Mr Hinds said police should 'say sorry' when they realise a mistake was made
A youth worker wrongly arrested after he watched a stop and search at a north London station has won a £22,000 payout from British Transport Police (BTP).
Ken Hinds, who chairs a stop and search monitoring group, was accused of threatening police during the incident at Seven Sisters station in May 2004.
The settlement came as the BTP faced a High Court trial in November over false imprisonment and malicious prosecution.
After the apology Mr Hinds told police: "When you do make mistakes, say sorry".
The BTP said it regretted the incident and the officers had since been "appropriately disciplined".
It has also agreed to pay Mr Hinds' legal costs.
Mr Hinds, 50, from Edmonton, north London, who also sits on the Metropolitan Police's Black Independent Advisory Group and is the chairman of the stop and search monitoring group in Haringey, was acquitted following a trial in 2005.
He was arrested on 28 May 2004 as he waited to pick up his 12-year-old son, before being taken to Wood Green police station and charged under the public order act.
The jury at his trial heard the accounts of the two officers involved were suspiciously similar.
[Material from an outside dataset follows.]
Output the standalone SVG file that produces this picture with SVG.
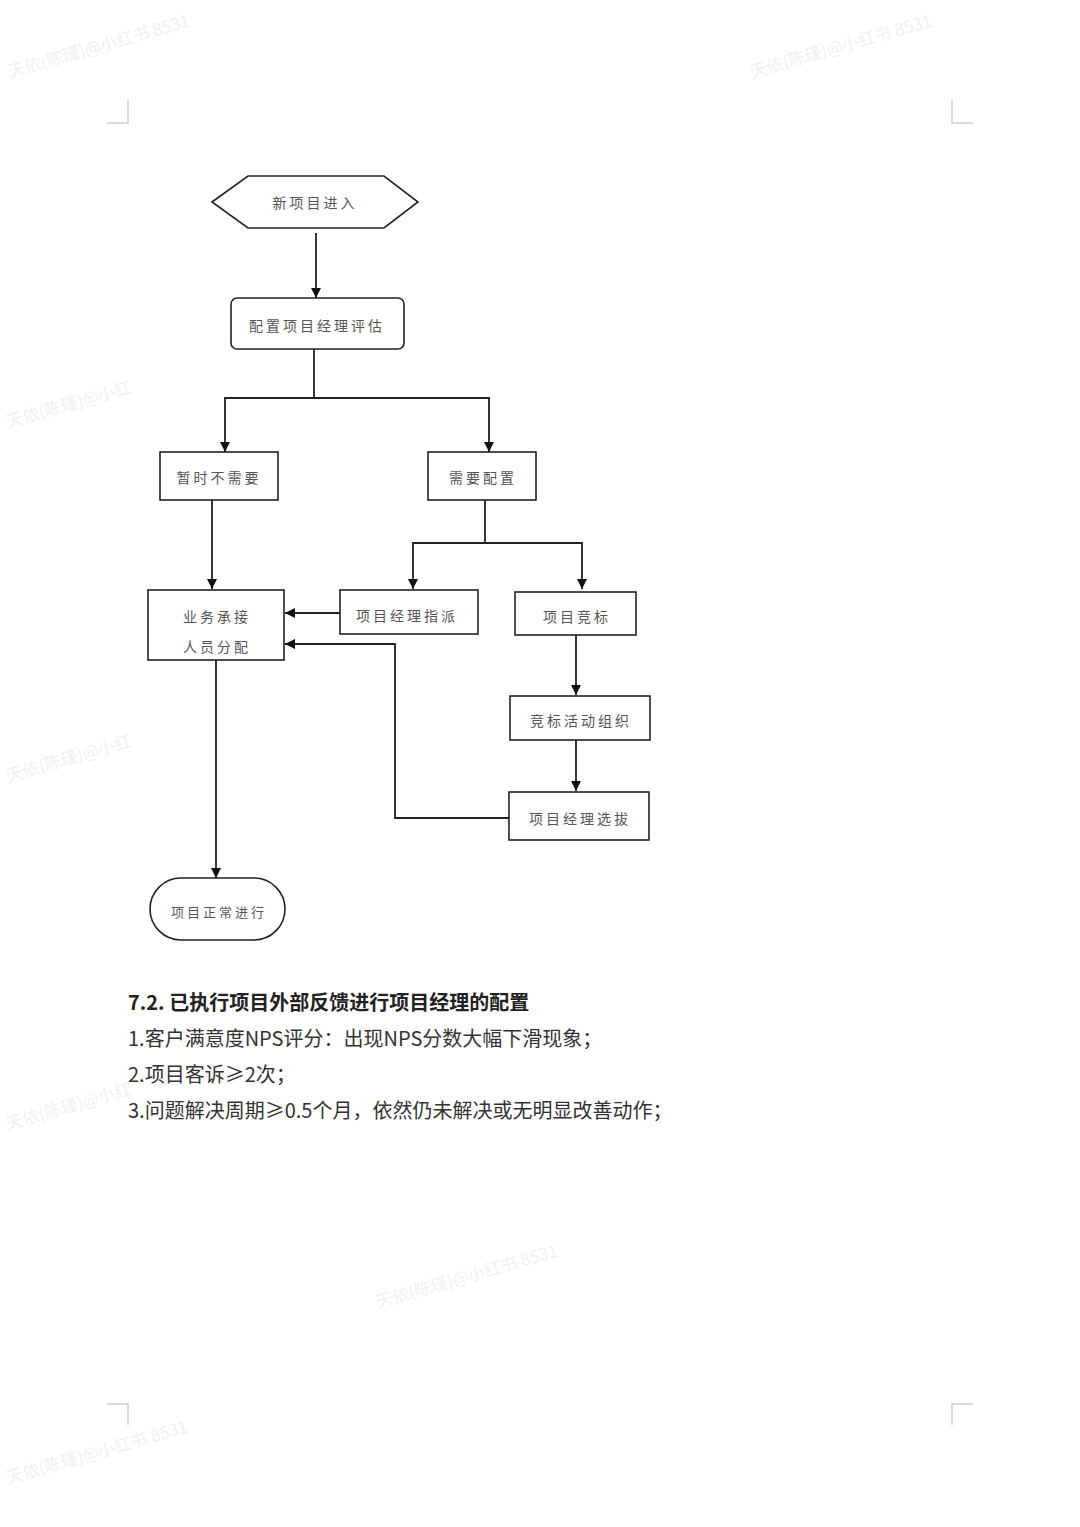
<svg xmlns="http://www.w3.org/2000/svg" width="1080" height="1527" viewBox="0 0 1080 1527">
<defs>
<marker id="ah" viewBox="0 0 12 12" refX="12" refY="6" markerWidth="10" markerHeight="12" markerUnits="userSpaceOnUse" orient="auto">
<path d="M0,0 L12,6 L0,12 z" fill="#111"/>
</marker>
<style>
.box{fill:#fff;stroke:#222;stroke-width:1.6}
.lbl{font-family:"Noto Sans CJK SC","Noto Sans",sans-serif;font-size:14px;fill:#555;letter-spacing:3px;text-anchor:middle;dominant-baseline:central}
.con{fill:none;stroke:#222;stroke-width:1.8}
.arr{fill:none;stroke:#222;stroke-width:1.8;marker-end:url(#ah)}
.body{font-family:"Noto Sans CJK SC","Liberation Sans",sans-serif;font-size:20px;fill:#333}
.wm{font-family:"Noto Sans CJK SC",sans-serif;font-size:17px;fill:#f0f0f0}
.crn{fill:none;stroke:#cfcfcf;stroke-width:1.5}
</style>
</defs>
<rect width="1080" height="1527" fill="#fff"/>
<g id="watermarks">
<text class="wm" transform="translate(10,78) rotate(-16)">天依(陈瑾)@小红书 8531</text>
<text class="wm" transform="translate(752,78) rotate(-16)">天依(陈瑾)@小红书 8531</text>
<text class="wm" transform="translate(8,428) rotate(-16)">天依(陈瑾)@小红</text>
<text class="wm" transform="translate(8,782) rotate(-16)">天依(陈瑾)@小红</text>
<text class="wm" transform="translate(8,1130) rotate(-16)">天依(陈瑾)@小红</text>
<text class="wm" transform="translate(378,1308) rotate(-16)">天依(陈瑾)@小红书 8531</text>
<text class="wm" transform="translate(8,1484) rotate(-16)">天依(陈瑾)@小红书 8531</text>
</g>
<g id="corners">
<path class="crn" d="M107,123 H128 V100"/>
<path class="crn" d="M973,123 H952 V100"/>
<path class="crn" d="M107,1404 H128 V1425"/>
<path class="crn" d="M973,1404 H952 V1425"/>
</g>
<g id="connectors">
<path class="arr" d="M316,233 V298"/>
<path class="con" d="M314,349 V398"/>
<path class="arr" d="M225,398 H489 V452"/>
<path class="arr" d="M314,398 H225 V452"/>
<path class="con" d="M485,500 V543"/>
<path class="arr" d="M413,543 H582 V589"/>
<path class="arr" d="M485,543 H413 V589"/>
<path class="arr" d="M212,500 V589"/>
<path class="arr" d="M340,613 H285"/>
<path class="arr" d="M576,635 V695"/>
<path class="arr" d="M576,740 V791"/>
<path class="arr" d="M509,818 H395 V644 H285"/>
<path class="arr" d="M216,660 V878"/>
</g>
<g id="n-start">
<polygon class="box" points="212,202 248,176 384,176 418,202 384,228 248,228"/>
<text class="lbl" x="315" y="202">新项目进入</text>
</g>
<g id="n-eval">
<rect class="box" x="231" y="298" width="173" height="51" rx="6"/>
<text class="lbl" x="317" y="325">配置项目经理评估</text>
</g>
<g id="n-notneed">
<rect class="box" x="160" y="452" width="118" height="48"/>
<text class="lbl" x="219" y="477">暂时不需要</text>
</g>
<g id="n-need">
<rect class="box" x="428" y="452" width="108" height="48"/>
<text class="lbl" x="483" y="477">需要配置</text>
</g>
<g id="n-assign">
<rect class="box" x="148" y="590" width="136" height="70"/>
<text class="lbl" x="217" y="616">业务承接</text>
<text class="lbl" x="217" y="646">人员分配</text>
</g>
<g id="n-pmassign">
<rect class="box" x="340" y="590" width="138" height="44"/>
<text class="lbl" x="407" y="615">项目经理指派</text>
</g>
<g id="n-bid">
<rect class="box" x="515" y="592" width="121" height="43"/>
<text class="lbl" x="577" y="616">项目竞标</text>
</g>
<g id="n-bidorg">
<rect class="box" x="510" y="696" width="140" height="44"/>
<text class="lbl" x="581" y="720">竞标活动组织</text>
</g>
<g id="n-select">
<rect class="box" x="509" y="792" width="140" height="48"/>
<text class="lbl" x="580" y="818">项目经理选拔</text>
</g>
<g id="n-end">
<rect class="box" x="150" y="878" width="135" height="62" rx="31"/>
<text class="lbl" x="219" y="911" style="font-size:13px">项目正常进行</text>
</g>
<g id="text-section">
<text class="body" x="128" y="1010" style="font-weight:bold;fill:#222">7.2. 已执行项目外部反馈进行项目经理的配置</text>
<text class="body" x="128" y="1046">1.客户满意度NPS评分：出现NPS分数大幅下滑现象；</text>
<text class="body" x="128" y="1082">2.项目客诉≥2次；</text>
<text class="body" x="128" y="1118">3.问题解决周期≥0.5个月，依然仍未解决或无明显改善动作；</text>
</g>
</svg>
Later a police misconduct inquiry found one of the officers had e-mailed his statement to the other.
Following the apology, Mr Hinds said: "My message to them is: we understand you've got a difficult job and you won't get it right 100% of the time.
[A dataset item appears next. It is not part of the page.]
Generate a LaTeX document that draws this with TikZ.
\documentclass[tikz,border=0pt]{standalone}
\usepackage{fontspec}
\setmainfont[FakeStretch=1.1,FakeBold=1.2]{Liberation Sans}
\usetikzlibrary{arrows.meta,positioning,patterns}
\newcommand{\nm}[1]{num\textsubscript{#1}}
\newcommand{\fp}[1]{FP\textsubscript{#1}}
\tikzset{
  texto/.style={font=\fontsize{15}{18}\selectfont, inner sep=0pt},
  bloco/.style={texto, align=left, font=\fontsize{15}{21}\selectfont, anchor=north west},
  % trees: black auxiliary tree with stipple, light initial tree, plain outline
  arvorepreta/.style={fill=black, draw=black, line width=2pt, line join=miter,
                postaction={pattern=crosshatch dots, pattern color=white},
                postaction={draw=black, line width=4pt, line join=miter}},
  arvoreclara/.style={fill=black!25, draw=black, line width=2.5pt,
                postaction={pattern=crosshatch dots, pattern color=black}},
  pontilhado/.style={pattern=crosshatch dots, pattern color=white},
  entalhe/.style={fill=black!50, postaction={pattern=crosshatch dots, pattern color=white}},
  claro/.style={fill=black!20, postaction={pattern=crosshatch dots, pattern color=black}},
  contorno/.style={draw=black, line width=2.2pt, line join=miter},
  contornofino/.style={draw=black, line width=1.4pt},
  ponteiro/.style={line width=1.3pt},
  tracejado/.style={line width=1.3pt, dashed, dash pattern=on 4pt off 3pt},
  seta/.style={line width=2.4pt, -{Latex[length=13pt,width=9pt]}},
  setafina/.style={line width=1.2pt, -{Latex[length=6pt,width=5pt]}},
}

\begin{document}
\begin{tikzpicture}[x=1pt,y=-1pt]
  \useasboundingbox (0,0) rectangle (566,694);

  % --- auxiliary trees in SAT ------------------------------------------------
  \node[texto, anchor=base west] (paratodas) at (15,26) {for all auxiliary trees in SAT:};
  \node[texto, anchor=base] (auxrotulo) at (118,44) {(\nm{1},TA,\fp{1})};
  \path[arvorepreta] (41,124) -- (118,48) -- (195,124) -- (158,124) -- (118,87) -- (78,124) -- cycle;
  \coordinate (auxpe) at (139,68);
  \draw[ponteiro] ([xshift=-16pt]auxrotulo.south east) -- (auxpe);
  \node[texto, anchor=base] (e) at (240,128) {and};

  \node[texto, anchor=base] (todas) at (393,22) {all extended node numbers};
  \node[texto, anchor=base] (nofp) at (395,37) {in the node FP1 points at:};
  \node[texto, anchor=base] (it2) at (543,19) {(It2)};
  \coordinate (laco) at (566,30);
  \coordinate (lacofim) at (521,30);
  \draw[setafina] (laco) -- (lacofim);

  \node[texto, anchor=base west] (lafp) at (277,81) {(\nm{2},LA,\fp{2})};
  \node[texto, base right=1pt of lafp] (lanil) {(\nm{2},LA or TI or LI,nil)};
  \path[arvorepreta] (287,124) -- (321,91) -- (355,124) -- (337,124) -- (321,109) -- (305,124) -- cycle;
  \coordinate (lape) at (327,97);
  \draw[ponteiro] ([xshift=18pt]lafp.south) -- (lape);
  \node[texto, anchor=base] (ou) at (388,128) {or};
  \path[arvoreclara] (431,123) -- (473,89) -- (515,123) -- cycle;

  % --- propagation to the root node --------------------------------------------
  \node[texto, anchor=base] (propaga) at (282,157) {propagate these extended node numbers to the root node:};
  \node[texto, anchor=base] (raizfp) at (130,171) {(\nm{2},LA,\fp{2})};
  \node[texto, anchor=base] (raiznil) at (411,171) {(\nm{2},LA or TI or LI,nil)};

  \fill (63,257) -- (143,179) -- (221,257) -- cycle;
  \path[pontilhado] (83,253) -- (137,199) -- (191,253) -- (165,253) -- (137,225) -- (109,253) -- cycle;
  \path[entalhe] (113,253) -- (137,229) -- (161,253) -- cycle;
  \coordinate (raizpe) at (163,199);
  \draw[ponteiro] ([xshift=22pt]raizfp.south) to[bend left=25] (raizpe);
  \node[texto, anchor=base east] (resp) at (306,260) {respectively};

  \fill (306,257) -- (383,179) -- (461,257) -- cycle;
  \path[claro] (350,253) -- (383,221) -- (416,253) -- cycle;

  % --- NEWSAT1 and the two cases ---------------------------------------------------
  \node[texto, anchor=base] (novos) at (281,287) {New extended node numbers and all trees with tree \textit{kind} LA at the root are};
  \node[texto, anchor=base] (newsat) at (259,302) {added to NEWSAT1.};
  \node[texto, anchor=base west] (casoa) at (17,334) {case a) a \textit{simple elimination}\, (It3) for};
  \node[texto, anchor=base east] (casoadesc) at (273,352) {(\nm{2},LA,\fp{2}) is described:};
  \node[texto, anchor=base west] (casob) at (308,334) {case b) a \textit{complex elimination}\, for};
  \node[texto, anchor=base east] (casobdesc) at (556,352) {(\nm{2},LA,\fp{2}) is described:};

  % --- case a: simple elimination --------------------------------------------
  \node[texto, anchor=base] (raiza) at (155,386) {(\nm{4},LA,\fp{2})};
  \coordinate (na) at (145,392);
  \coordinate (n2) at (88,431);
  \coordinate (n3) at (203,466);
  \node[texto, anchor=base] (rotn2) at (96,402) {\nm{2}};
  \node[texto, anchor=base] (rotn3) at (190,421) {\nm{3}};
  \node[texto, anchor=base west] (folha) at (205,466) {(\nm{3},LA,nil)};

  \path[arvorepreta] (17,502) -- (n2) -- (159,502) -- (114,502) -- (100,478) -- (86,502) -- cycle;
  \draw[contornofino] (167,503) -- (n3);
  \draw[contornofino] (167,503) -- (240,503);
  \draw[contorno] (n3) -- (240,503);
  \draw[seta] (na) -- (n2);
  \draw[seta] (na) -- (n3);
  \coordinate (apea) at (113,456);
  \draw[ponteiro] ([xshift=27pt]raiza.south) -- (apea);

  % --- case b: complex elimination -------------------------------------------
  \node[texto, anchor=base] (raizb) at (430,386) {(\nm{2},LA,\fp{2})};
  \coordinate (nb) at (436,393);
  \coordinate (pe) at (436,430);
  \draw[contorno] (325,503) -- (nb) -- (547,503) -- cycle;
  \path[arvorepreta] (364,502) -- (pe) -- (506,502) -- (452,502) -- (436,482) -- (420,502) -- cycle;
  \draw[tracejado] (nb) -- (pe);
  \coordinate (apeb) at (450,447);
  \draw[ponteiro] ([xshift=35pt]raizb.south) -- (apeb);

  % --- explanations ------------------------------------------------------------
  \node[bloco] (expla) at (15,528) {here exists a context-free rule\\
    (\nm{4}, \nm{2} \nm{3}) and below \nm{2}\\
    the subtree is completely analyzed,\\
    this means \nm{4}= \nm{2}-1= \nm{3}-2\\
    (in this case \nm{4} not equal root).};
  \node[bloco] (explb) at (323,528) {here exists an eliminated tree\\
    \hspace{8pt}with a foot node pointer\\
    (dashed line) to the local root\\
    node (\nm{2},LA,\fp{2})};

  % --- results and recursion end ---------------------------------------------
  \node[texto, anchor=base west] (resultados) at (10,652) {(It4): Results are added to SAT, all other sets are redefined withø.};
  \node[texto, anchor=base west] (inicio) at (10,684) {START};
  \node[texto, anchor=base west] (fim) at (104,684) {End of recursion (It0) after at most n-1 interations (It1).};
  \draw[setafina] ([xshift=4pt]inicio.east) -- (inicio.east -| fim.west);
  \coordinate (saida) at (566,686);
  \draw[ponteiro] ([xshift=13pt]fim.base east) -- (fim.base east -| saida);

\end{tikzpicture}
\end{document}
"When you do make mistakes, say sorry, it's not a big deal. I should not have had to take legal proceedings to force you to do so."
His lawyer, Fiona Murphy of Bhatt Murphy Solicitors, said this was a "shocking" case.
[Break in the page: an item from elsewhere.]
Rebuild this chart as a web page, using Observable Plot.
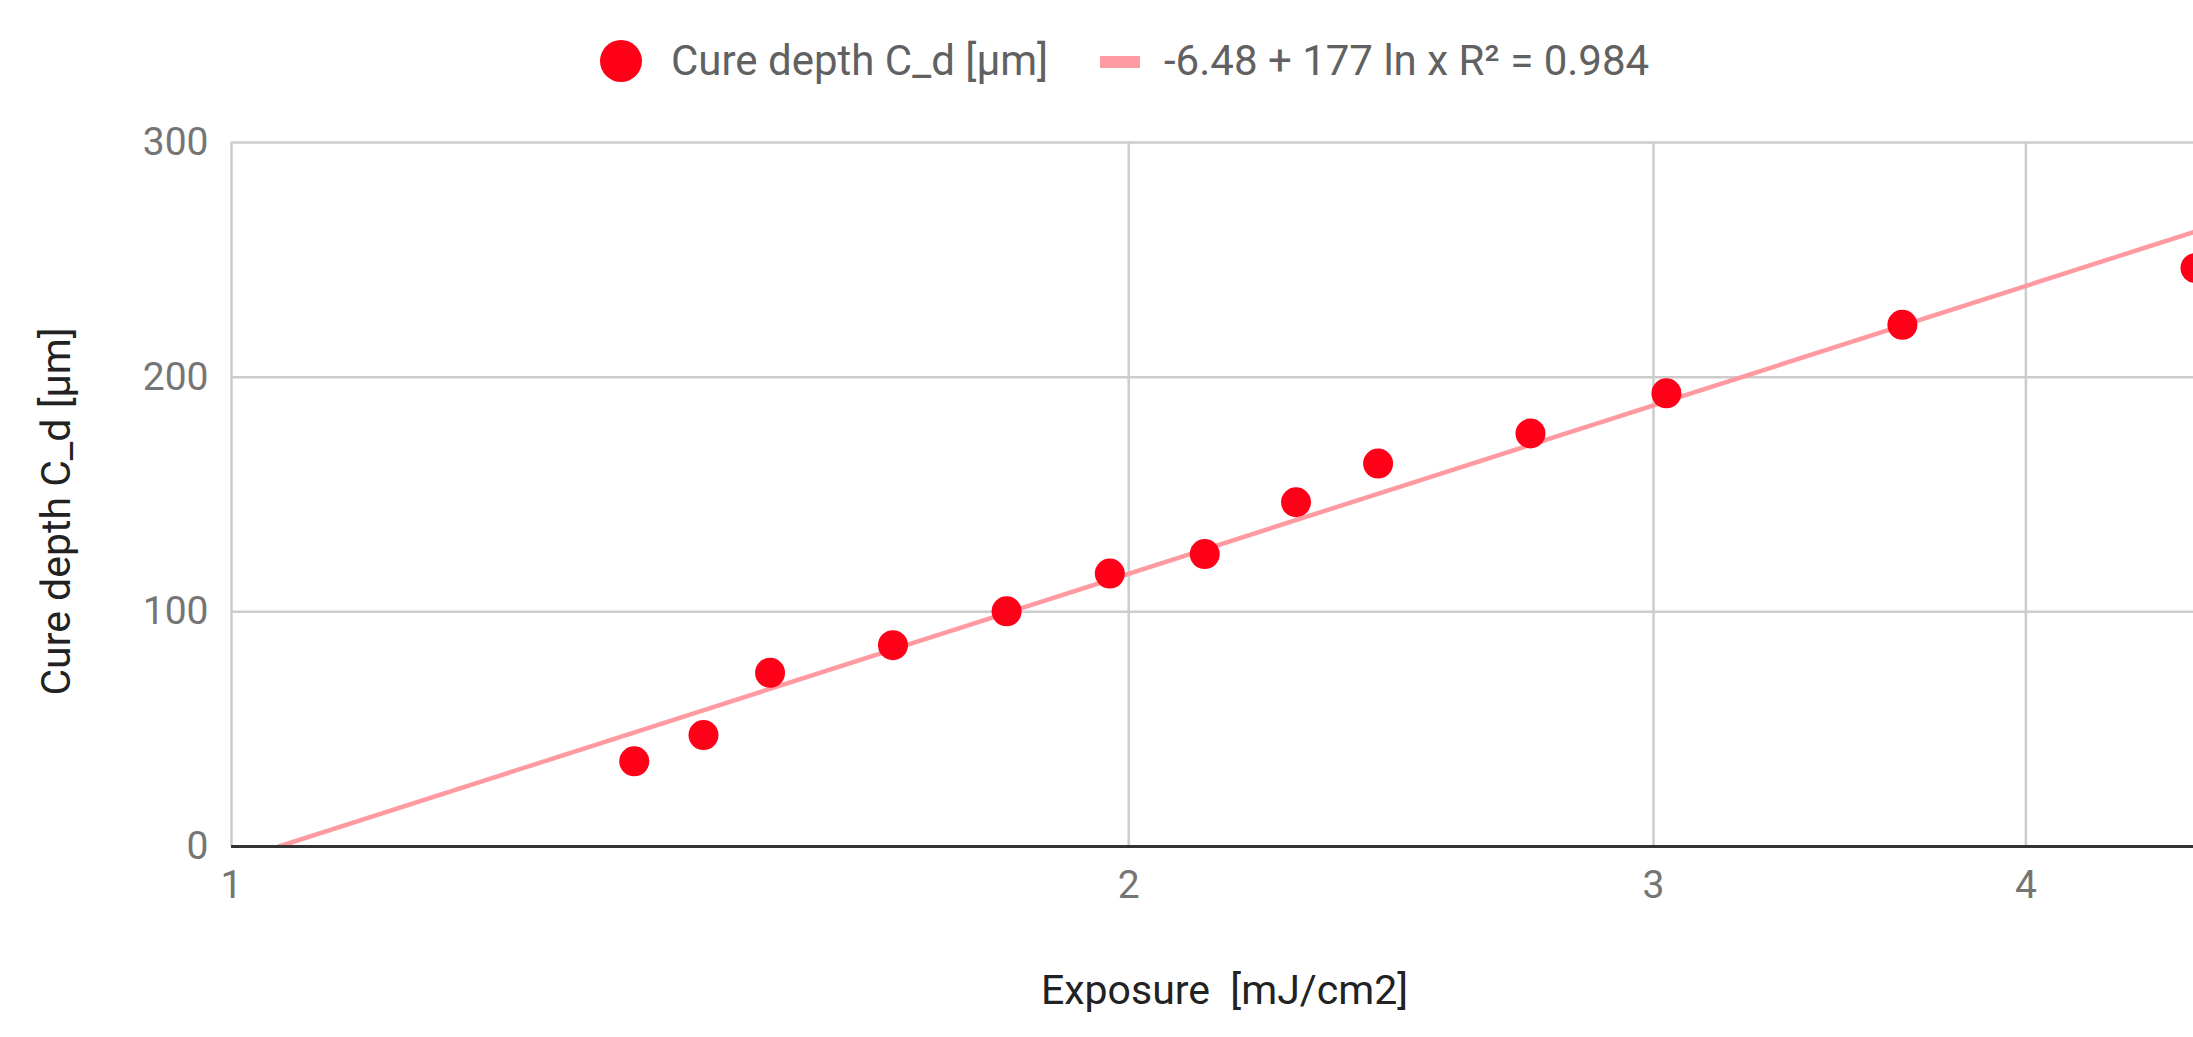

"Mr Hinds is committed and dedicated to assisting the police in encouraging confidence in the black community in how London's policed," she told BBC London.
"It is shocking that when he raised a complaint, they did not apologise promptly and they defended this case for as long as they can."
A BTP spokesman said the action of the officers "were a result of inexperience and not malice".
"Following the investigation the officers were appropriately disciplined including formal written warnings and the identification of training needs.
"BTP regrets the circumstances of the incident and an apology was issued to the man who was subject to their actions. He was also awarded compensation," he said.